Once around the headland, the wind and sea died down and they were cruising at an easy 12 to 13 knots again. “We cruised all day in good conditions, considering where we were. As we got further off shore, though, the sea became more unruly and short. The wind was a southerly, with the sea running straight at us and standing up.” By 10pm, they were down to 11 knots, then 10. “The boat was burying its nose in the waves, firing water everywhere, up through the anchor well. Sometime during the night, it punched the starboard-bow light right out of the retaining socket!” Deciding that a change of course needed to look after the boat, John let it roll, “something it’s very happy doing as it softens entry into the waves. We were able to run with a lot less banging and thumping.” 


With the approaching dawn, conditions became smoother. Determined to make their arrival time, John lifted the speed to 18 knots, staying there until they reached the entrance of Milford Sound. “The forecast was for a rough night ahead, and I wanted to be sorted and settled as quickly as possible.” 

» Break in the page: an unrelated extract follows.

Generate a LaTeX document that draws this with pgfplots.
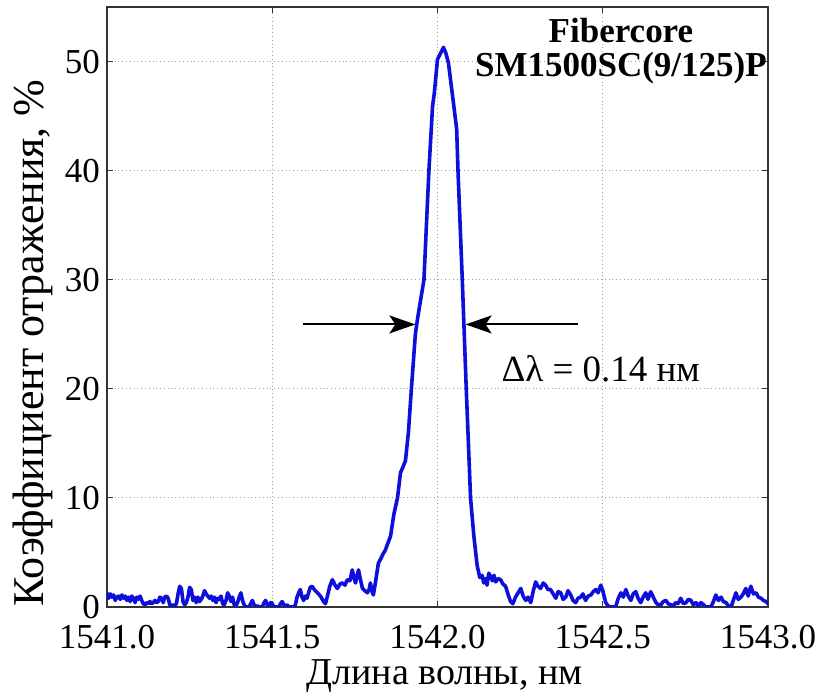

Some 30 hours later, with only one brief stop to fix the tender, John radioed Fiordland Maritime to close their trip report. Throughout the trip, he had been radioing in their position, heading and speed. “The people on watch at Maritime Radio were fantastic—very helpful and professional. It was comforting to know that we were being monitored throughout this leg, which took us 45 nautical miles off shore. We saw one fishing vessel during the day out from Greymouth and another commercial fishing boat during the night. That was it. It’s a very lonely place out there!”